TASK OBJECTIVE: Wherever a line in the data below holds "this", copy that line.

SUPPLIED MATERIAL:
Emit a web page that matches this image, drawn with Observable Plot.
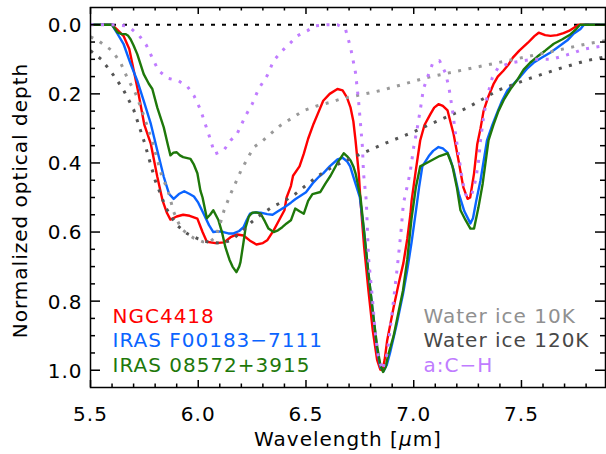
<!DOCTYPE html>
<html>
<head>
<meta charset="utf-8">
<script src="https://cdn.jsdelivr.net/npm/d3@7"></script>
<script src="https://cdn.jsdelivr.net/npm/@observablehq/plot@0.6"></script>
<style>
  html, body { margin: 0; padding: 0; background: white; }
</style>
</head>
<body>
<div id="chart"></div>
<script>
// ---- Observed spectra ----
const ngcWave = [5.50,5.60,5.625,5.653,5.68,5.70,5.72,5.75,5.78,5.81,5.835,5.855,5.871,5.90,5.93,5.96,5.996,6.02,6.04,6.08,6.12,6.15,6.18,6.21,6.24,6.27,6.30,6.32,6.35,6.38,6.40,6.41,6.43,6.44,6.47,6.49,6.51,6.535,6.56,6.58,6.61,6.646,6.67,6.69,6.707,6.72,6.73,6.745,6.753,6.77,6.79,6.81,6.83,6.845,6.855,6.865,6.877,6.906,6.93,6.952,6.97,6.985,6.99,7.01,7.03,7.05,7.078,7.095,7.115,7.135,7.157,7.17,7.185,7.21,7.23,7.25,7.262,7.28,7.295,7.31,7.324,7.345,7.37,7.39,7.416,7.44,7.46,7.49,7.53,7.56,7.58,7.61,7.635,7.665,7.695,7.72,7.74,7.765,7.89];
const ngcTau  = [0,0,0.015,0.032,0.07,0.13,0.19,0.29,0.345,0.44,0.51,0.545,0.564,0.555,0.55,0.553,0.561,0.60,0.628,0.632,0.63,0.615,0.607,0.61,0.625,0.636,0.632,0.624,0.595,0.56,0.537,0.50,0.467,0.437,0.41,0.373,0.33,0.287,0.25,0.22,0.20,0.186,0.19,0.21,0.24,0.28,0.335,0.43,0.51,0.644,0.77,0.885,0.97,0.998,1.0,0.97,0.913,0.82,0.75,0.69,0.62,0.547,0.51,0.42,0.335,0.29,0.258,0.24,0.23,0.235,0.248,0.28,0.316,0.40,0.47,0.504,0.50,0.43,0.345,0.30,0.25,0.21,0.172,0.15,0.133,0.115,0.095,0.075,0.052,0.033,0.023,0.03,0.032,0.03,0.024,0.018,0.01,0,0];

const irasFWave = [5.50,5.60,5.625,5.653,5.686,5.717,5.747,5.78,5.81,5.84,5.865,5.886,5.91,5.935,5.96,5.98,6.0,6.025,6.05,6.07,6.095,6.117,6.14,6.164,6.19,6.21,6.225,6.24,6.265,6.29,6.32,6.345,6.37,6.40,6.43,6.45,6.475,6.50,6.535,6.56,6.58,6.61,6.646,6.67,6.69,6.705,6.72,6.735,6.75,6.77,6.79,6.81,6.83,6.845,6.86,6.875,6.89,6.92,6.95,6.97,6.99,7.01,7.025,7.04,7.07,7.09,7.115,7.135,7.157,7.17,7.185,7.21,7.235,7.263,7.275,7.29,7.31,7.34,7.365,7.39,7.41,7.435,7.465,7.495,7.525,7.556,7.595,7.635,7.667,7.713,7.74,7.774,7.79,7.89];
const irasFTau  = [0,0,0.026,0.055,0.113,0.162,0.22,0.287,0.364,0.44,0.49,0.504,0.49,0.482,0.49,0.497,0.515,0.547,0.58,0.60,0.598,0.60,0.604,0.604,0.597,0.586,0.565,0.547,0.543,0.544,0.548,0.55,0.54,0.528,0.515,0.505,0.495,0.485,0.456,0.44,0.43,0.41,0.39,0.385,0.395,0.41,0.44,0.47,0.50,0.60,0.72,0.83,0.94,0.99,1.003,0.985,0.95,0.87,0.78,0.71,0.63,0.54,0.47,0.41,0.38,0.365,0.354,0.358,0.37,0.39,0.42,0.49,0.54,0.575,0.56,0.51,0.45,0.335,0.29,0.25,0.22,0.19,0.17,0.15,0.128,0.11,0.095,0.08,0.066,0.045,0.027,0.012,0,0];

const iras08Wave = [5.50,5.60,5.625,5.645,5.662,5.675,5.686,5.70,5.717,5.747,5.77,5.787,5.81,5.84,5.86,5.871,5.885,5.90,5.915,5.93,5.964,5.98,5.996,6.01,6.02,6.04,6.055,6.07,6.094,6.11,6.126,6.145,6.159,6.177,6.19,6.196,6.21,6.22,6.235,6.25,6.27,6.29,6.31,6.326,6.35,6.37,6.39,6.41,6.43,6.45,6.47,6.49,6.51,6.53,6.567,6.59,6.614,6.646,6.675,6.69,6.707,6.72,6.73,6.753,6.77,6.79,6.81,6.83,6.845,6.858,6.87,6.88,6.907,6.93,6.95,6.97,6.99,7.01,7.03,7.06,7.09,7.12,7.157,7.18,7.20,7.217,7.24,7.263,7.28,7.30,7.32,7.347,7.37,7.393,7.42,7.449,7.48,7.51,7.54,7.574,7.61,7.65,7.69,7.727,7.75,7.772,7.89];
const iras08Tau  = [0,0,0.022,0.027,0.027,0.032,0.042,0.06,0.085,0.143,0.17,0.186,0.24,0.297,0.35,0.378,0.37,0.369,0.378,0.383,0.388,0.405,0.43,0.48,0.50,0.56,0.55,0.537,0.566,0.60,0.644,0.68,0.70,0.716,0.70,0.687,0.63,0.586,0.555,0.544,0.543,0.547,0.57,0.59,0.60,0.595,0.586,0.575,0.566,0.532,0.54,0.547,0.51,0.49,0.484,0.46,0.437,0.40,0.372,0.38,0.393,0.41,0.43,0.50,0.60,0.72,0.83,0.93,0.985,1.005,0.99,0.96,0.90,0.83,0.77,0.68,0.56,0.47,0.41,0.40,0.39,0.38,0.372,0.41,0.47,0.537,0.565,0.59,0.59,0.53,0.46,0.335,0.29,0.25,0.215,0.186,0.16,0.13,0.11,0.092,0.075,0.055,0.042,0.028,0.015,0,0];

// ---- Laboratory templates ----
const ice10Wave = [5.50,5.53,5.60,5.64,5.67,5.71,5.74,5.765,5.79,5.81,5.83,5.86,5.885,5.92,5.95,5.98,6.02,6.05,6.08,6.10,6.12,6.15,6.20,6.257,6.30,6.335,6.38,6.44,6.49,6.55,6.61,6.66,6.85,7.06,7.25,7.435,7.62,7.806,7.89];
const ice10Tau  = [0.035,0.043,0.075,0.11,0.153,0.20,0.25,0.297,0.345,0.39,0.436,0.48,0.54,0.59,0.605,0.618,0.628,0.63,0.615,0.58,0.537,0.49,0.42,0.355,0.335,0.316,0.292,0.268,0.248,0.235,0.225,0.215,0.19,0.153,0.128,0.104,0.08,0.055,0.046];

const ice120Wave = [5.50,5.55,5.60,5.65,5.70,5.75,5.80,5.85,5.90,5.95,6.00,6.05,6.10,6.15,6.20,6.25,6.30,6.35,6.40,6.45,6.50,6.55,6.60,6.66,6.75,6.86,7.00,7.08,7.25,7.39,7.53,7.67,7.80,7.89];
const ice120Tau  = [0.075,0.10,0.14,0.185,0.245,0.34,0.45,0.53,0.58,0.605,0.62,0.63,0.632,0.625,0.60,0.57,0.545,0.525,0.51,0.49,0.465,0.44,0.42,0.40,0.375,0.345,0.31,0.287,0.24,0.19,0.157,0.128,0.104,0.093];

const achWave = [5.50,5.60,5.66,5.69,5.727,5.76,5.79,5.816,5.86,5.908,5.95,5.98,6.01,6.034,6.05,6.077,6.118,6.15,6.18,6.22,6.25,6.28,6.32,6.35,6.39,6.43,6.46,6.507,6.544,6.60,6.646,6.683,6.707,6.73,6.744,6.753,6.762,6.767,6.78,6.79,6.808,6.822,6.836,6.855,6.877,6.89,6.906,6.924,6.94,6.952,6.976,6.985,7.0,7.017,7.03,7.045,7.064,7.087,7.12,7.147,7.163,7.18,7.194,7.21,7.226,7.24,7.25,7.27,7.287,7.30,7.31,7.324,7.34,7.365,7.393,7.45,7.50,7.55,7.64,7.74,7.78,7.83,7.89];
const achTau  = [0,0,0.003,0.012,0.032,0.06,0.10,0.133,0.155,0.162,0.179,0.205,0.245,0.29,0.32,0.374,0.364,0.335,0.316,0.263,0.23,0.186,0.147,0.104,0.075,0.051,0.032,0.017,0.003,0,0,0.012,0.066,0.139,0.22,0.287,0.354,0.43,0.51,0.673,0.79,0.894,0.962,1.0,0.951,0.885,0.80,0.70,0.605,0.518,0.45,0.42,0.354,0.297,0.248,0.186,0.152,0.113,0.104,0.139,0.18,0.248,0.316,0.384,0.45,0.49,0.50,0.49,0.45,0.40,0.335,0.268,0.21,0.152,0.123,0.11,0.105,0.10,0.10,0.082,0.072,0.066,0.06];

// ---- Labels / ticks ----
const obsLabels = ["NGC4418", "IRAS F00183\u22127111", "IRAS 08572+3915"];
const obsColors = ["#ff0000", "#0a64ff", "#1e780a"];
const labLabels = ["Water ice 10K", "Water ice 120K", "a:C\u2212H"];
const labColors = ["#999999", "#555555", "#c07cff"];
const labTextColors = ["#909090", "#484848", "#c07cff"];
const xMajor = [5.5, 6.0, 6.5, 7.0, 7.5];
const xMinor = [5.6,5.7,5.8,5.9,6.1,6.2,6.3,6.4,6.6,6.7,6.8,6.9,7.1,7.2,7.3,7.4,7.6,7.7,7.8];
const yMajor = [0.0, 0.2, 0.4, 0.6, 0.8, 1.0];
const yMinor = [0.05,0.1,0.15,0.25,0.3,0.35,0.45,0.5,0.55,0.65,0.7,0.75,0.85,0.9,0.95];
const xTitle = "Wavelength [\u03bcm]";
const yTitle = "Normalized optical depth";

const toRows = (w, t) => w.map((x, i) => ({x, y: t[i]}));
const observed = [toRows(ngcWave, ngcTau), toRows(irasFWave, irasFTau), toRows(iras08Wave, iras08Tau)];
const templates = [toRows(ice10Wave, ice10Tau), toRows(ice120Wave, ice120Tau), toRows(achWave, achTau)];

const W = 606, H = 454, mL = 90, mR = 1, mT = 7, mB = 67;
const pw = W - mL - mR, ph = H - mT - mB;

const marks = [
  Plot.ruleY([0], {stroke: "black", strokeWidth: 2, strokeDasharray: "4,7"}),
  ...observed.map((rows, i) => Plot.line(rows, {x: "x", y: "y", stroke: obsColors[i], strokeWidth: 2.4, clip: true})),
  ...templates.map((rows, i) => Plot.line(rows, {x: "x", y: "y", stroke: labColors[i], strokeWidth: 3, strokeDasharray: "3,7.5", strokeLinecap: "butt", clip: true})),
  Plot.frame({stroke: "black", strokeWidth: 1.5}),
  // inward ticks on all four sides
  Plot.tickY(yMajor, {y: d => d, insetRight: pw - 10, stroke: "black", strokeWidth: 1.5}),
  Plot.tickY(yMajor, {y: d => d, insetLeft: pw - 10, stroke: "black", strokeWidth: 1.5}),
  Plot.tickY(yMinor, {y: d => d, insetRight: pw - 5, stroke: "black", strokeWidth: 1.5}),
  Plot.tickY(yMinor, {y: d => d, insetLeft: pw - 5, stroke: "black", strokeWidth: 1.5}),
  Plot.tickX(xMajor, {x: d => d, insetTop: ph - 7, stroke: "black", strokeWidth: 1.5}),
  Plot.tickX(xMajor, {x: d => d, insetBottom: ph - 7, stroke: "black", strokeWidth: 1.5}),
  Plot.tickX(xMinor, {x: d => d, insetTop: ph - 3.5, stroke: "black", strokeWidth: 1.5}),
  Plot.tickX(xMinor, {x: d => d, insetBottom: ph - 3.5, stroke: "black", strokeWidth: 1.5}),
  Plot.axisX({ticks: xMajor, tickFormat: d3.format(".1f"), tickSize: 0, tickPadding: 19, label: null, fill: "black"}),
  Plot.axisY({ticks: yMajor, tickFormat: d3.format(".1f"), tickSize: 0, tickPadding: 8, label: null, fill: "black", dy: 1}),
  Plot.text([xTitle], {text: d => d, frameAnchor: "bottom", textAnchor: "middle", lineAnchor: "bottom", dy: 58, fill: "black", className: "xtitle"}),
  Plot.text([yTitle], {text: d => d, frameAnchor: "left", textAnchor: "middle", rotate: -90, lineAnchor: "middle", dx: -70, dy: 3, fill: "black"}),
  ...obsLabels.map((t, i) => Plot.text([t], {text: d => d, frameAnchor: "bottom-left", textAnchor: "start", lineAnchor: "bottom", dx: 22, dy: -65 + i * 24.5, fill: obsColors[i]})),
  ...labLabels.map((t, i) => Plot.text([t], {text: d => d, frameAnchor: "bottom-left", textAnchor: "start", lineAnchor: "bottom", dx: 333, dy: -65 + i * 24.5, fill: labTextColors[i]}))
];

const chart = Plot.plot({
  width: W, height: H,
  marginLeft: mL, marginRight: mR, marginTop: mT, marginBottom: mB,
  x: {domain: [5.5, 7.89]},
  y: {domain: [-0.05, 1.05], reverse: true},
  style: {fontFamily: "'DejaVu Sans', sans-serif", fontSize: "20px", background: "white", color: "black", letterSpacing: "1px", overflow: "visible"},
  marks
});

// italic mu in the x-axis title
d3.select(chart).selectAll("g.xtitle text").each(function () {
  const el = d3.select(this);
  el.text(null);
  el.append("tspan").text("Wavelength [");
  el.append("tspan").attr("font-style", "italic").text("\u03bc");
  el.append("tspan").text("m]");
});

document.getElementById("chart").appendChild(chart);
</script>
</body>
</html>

FINAL RESULT:
Emit a web page that matches this image, drawn with Observable Plot.
  const el = d3.select(this);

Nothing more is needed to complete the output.